Thursday, August 4, 2011

From my Archives . . .

Here's a story that I originally posted on this Blog back in March 2009, and which I thought my many new readers might be interested in. It is set in the small town in Wiltshire where I grew up as a young boy. I hope that it evokes a few memories for some of you and gives an insight into a way of life that has long since gone, and one which is mourned by many, despite the technological advances of the modern world.


Who remembers Harry Dew delivering milk from his horse and cart in post-war Corsham? It was a very different world in the 1950's when Farmer Dew and Blackie delivered milk door to door, with far less traffic in those days for a horse to worry about. A real treat for me as a lad was to be allowed to ride on the cart as it made its way along Corsham High Street, Blackie knowing just where to stop for the milk to be delivered. Farmer Dew would ladle the milk from the churn into waiting jugs, covering the top afterwards with the little bead-edged muslin nets that people provided for that purpose. I'm sure that the Health & Safety folk would have a fit if anyone delivered milk these days in the same manner! Back then it was perfectly normal, and I wouldn't think that anyones' health was the worse for it. It always fascinated me that the horse knew exactly where to stop, missing out the houses which Harry didn't supply.

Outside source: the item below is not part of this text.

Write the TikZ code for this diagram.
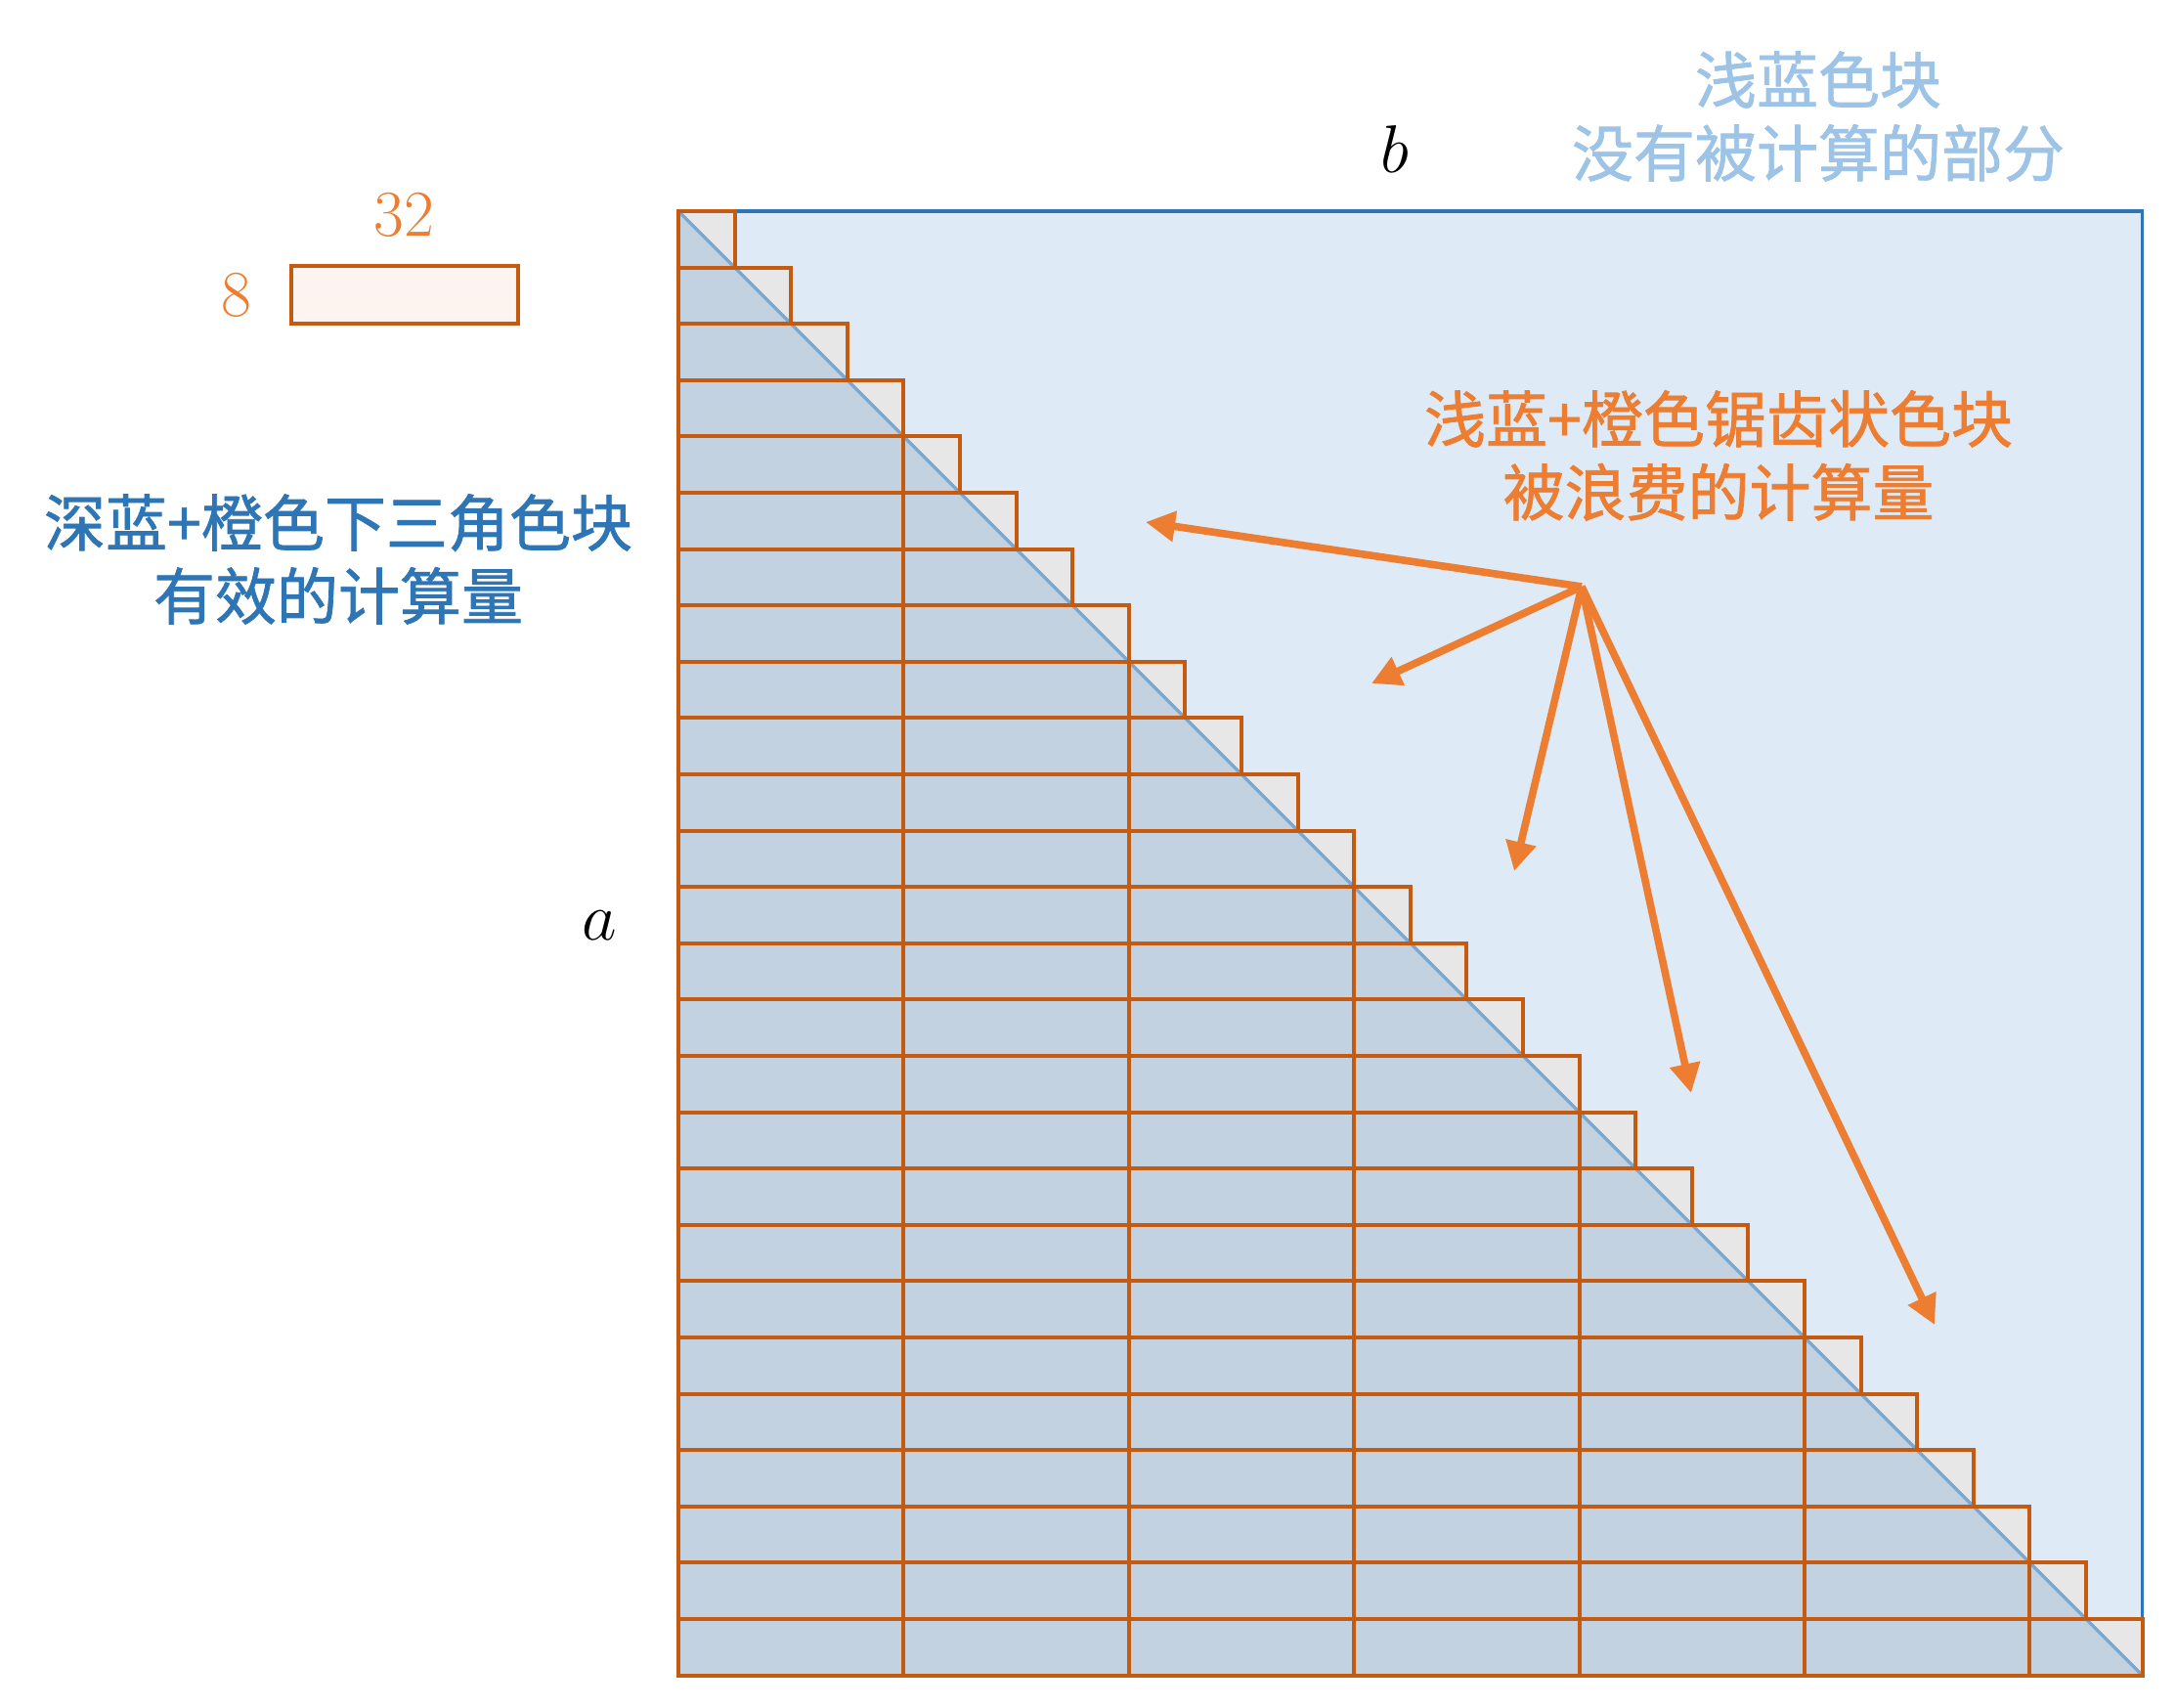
\documentclass[tikz,border=0pt]{standalone}
\usepackage{fontspec}
\newfontfamily\cjk[FakeBold=1.2]{Noto Sans CJK SC}
\usetikzlibrary{arrows.meta}
\definecolor{lblue}{HTML}{DEEAF6}
\definecolor{dblue}{HTML}{C2D2E1}
\definecolor{lgrey}{HTML}{E7E7E7}
\definecolor{diagc}{HTML}{7FA7CC}
\definecolor{borderblue}{HTML}{2E75B6}
\definecolor{blockor}{HTML}{C55A11}
\definecolor{arrowor}{HTML}{ED7D31}
\definecolor{txtlblue}{HTML}{9DC3E6}
\definecolor{rectfill}{HTML}{FDF4EF}
\tikzset{
  blockline/.style={draw=blockor, line width=1pt},
  cjktext/.style={font=\cjk\fontsize{15.75}{18.75}\selectfont, align=center, inner sep=0pt},
  numtext/.style={text=arrowor, font=\fontsize{16.75}{20}\selectfont, inner sep=0pt},
  mathtext/.style={font=\fontsize{17.5}{21}\selectfont, inner sep=0pt},
  pointer/.style={draw=arrowor, line width=1.9pt, -{Triangle[length=7.5pt,width=7.5pt]}}
}
\begin{document}
\begin{tikzpicture}[x=0.25pt,y=-0.25pt]
\useasboundingbox (0,0) rectangle (2226,1746);
% background of the matrix
\fill[lblue] (694,216) rectangle (2191.6,1713.6);
\fill[dblue] (694,216) -- (2191.6,1713.6) -- (694,1713.6) -- cycle;
\foreach \i in {0,...,25} {
  \pgfmathsetmacro\xa{694+\i*57.6}
  \pgfmathsetmacro\xb{694+(\i+1)*57.6}
  \pgfmathsetmacro\ya{216+\i*57.6}
  \pgfmathsetmacro\yb{216+(\i+1)*57.6}
  \fill[lgrey] (\xa,\ya) -- (\xb,\ya) -- (\xb,\yb) -- cycle;
}
\draw[diagc, line width=0.85pt] (694,216) -- (2191.6,1713.6);
\draw[borderblue, line width=0.9pt] (694,216) rectangle (2191.6,1713.6);
% orange blocks
\foreach \i in {0,...,25} {
  \pgfmathsetmacro\xb{694+(\i+1)*57.6}
  \pgfmathsetmacro\ya{216+\i*57.6}
  \pgfmathsetmacro\yb{216+(\i+1)*57.6}
  \draw[blockline] (694,\ya) rectangle (\xb,\yb);
}
\foreach \k in {1,...,6} {
  \pgfmathsetmacro\xc{694+4*\k*57.6}
  \pgfmathsetmacro\yc{216+4*\k*57.6}
  \draw[blockline] (\xc,\yc) -- (\xc,1713.6);
}
% legend block
\node[draw=blockor, line width=1pt, fill=rectfill, minimum width=58pt, minimum height=14.75pt, inner sep=0pt] (legend) at (414,301.5) {};
\node[numtext] (w32) at (413,220) {32};
\node[numtext] (h8) at (242,302) {8};
% axis labels
\node[mathtext] (lb) at (1427,152) {$b$};
\node[mathtext] (la) at (613,947) {$a$};
% texts
\node[cjktext, text=txtlblue] (unused) at (1860,119) {浅蓝色块\\没有被计算的部分};
\node[cjktext, text=arrowor] (wasted) at (1758,466) {浅蓝+橙色锯齿状色块\\被浪费的计算量};
\node[cjktext, text=borderblue] (useful) at (346,572) {深蓝+橙色下三角色块\\有效的计算量};
% arrows
\coordinate (src) at (1618,600);
\coordinate (t1) at (1172,534);
\coordinate (t2) at (1403,699);
\coordinate (t3) at (1549,891);
\coordinate (t4) at (1730,1118);
\coordinate (t5) at (1979,1355);
\foreach \t in {t1,t2,t3,t4,t5} \draw[pointer] (src) -- (\t);
\end{tikzpicture}
\end{document}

There are many things like this from the childhood years that are now only distant memories, for the world we live in, with supermarkets and hyper-markets supplying most of the things that the combination of shops and suppliers provided back then. To me these vast food emporiums are a sign of the way in which w have lost the art of leisurely shopping, and with it a way of life that will probably never return. To some extent I suppose that a remnant of that way of life still exists in villages lucky enough to retain a Village Store, but those are few and far between these days, the successful ones being gobbled up by one of the small cooperative food chains with their look-alike livery, or else closed down one day to open a short time later as a 'Tesco Extra'.

Gone are the days when the womenfolk, (okay, maybe a few menfolk as well!), walked along Corsham High Street filling their wicker baskets with the assortment of 'needs' for that day. Most homes didn't have refrigerators back then, although many, like us, had a larder with a cold slab of marble, which was very efficient. I wonder how many people still remember the open window at Shergold's with the wet fish display tempting the passer-by, or the wonderful fragrance of newly baked bread from Joe Damond's bakery or Johnson's bakery which was just up from the Post Office, near to Neate's the shoe repairers. And what about Hobb's Cycle shop with its permanent smell of oil and metal, where old Mr Hobbs would repair broken bicycles for a shilling or two? Saturday mornings, at a time when food coupons were still the norm, this small boy would skeeter down to Watt's Sweet Shop at the bottom end of the High Street, near the junction with Church Street, and purchase a couple of ounces of dolly mixtures or some other sweet delight, usually for the grand sum of a penny ha'penny.

At the top end of the High Street you turned into Pickwick Road where another line of shops supplied the town with much needed merchandise or services. Pickwick Papers were a good place to find small toys that pocket money could be used up by, whilst further up the road was Bulson's, the television & radio shop. Still further along, past the Greengrocers, was the Clarke's Shoe Shop, competition for Ken Davies' shoe shop in the High Street, and also William Hardwell's at number 27 Pickwick Road, where many a child was photographed.

All of these shops bring to mind the people of the day who either ran them or shopped in them, now mostly passed on and the way of life with them. Is it a good thing, this change that has come about over the last few decades? Well, to answer that I guess that you need to look long and hard at the society in which we live. Whilst there is much to praise and to be grateful for nowadays, there is also much that can be missed about the old days.

Back then children did pretty well what they were told for fear of being disciplined by their parents. Nowadays it's almost the reverse, with parents doing pretty well what is demanded by their children, for fear of what might happen if the children decide to report them to the authorities. From the 1960's an era of freedom was ushered in that has ultimately removed the word 'respect' from most people's vocabulary, and with it the idea of responsibility.

Perhaps, after all, those days of wicker baskets were able to offer much more than we ever realised.